Some signs that will signal that it is a good idea to see a doctor include:
- Your anxiety is affecting your work, studies, seeing friends, or other aspects of your daily life.
- You feel trapped in a loop, worrying about your anxiety symptoms or levels and becoming more anxious as a result.
- You find that you’re using substances, such as alcohol or illegal drugs, to manage anxiety.
- You feel that there may be an underlying health condition or mental health problem.
- Your anxiety is causing you to have thoughts of suicide.
- You have been for treatment for anxiety before, but it has returned.
What Causes Anxiety? What You Should Know
Unfortunately, there is no answer to the question “what is the main cause for anxiety?” because experts do not know the exact root cause of anxiety disorders. While this may be the case, it is known that certain variables can contribute to the development of anxiety disorders over time, such as genetics, environmental and situational variables, and personal history with traumatic events.
If you are currently suffering from symptoms of anxiety, and you are worried that they are not going away, it is highly recommended to make an appointment with your GP for advice, diagnosis or treatment in order to get the problem solved.
Taking these first steps does take a lot of courage, and we completely understand that it can actually make you feel more anxious. So take it at your own pace, but you should know that medical professionals can help to provide medical advice and diagnosis of your symptoms of anxiety and create a treatment plan to address your symptoms so that you can start to get better.

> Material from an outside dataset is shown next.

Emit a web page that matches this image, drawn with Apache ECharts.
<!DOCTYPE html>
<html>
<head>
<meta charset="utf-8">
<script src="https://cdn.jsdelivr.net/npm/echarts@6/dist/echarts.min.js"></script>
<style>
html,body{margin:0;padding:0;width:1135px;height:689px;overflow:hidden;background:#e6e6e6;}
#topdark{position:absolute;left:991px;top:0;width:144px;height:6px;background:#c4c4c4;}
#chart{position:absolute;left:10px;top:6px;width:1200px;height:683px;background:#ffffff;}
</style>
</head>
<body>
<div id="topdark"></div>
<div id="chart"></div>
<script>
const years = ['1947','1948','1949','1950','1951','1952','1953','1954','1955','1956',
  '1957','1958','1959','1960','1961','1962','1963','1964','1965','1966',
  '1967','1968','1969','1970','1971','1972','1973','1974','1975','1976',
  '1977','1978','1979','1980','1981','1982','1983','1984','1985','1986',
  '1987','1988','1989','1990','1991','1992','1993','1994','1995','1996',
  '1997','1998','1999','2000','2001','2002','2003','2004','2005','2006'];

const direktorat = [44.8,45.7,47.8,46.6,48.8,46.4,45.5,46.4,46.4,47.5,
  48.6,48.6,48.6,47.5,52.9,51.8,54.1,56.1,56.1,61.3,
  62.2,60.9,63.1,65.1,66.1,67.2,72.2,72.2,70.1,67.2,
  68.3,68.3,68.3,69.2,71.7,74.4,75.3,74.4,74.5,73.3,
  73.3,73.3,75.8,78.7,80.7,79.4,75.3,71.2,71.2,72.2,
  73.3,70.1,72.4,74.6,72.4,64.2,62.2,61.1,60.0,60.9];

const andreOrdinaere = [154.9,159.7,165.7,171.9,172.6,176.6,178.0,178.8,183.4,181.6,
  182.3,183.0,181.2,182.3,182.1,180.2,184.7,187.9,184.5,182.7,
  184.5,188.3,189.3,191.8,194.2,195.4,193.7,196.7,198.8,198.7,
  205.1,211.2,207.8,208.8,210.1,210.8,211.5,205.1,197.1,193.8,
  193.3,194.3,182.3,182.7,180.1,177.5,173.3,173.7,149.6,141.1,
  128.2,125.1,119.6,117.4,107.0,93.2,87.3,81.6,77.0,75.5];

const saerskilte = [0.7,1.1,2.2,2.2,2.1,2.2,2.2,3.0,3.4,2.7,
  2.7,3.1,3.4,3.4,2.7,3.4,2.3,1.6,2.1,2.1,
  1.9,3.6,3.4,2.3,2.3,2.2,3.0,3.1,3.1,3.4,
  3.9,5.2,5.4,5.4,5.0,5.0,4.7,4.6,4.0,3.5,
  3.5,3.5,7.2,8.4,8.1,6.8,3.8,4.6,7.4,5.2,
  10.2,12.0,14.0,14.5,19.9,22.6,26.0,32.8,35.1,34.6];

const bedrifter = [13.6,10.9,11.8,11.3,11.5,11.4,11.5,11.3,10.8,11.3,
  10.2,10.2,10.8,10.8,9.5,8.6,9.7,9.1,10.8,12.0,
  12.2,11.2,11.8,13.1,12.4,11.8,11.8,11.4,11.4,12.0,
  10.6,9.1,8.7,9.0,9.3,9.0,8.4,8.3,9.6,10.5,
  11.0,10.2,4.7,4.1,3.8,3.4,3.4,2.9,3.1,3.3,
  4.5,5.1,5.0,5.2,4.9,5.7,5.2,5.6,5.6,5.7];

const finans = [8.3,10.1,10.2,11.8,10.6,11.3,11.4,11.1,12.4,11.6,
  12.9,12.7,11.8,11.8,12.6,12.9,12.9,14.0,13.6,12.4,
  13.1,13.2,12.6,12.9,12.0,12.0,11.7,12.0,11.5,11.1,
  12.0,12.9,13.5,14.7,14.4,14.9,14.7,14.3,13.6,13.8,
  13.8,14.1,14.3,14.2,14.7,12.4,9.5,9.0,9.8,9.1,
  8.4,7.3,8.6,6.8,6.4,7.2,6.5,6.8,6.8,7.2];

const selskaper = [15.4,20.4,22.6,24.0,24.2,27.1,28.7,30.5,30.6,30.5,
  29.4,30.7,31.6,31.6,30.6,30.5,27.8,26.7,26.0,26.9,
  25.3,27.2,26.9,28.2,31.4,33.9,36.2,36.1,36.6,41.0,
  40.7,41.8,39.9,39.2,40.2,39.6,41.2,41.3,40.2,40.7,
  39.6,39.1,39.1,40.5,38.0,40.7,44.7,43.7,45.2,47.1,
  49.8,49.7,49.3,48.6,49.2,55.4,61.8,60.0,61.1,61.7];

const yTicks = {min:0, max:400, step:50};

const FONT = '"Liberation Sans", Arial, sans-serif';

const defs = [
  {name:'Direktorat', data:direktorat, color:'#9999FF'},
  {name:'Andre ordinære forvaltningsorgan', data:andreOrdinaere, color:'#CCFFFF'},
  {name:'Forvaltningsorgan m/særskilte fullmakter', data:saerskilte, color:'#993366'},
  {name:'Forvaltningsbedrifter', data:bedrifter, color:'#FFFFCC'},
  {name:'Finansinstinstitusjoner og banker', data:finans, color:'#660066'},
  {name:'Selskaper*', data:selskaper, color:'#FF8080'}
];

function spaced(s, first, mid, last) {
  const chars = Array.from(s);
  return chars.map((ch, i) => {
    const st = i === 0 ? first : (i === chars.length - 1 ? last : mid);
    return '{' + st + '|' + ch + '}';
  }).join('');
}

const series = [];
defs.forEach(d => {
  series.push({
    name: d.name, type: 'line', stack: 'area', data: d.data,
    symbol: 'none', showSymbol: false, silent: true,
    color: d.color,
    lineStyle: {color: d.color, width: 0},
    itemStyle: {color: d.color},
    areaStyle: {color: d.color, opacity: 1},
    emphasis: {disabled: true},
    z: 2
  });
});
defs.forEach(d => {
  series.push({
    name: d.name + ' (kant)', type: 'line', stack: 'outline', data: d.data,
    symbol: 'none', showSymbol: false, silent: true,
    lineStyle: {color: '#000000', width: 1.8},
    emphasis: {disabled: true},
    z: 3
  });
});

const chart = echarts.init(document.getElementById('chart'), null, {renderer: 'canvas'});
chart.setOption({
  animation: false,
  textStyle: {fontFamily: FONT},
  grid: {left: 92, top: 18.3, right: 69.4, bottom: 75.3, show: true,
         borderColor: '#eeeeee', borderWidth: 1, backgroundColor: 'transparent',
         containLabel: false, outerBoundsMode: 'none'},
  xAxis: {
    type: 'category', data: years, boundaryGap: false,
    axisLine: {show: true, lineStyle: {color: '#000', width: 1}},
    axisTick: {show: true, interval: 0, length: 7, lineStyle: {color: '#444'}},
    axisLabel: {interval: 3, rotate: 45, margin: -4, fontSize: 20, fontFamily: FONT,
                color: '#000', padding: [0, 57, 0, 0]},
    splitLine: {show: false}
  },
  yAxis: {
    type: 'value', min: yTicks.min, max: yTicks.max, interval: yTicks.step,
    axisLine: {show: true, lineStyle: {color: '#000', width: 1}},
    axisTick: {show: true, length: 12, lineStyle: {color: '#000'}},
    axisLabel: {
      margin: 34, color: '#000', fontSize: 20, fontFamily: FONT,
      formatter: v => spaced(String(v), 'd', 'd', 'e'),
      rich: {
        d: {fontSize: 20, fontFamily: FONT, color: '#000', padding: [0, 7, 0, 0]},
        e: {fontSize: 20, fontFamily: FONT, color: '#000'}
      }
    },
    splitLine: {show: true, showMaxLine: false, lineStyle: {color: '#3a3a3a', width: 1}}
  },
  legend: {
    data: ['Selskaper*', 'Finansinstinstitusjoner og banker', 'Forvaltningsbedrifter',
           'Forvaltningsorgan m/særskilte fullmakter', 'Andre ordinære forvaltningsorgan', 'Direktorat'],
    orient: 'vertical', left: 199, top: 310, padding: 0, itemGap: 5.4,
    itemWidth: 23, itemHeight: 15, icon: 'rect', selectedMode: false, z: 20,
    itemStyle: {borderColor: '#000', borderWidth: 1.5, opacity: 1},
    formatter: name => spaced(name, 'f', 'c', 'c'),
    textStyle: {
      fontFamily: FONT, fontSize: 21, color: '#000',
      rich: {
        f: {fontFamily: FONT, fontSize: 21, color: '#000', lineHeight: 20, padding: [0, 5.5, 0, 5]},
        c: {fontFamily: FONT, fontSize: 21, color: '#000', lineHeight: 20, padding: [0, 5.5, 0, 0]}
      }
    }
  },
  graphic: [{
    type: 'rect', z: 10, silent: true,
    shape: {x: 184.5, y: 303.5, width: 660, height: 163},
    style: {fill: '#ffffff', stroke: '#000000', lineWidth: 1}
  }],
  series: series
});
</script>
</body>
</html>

A treatment plan can include many things, such as lifestyle changes, counselling or therapy, medications, and other recommendations that could help the situation at hand.
It may be the case that some medical conditions and medications can produce symptoms that are similar, or linked, to anxiety. If this ends up being the case, your doctor will help to treat your underlying condition in order to resolve the root cause.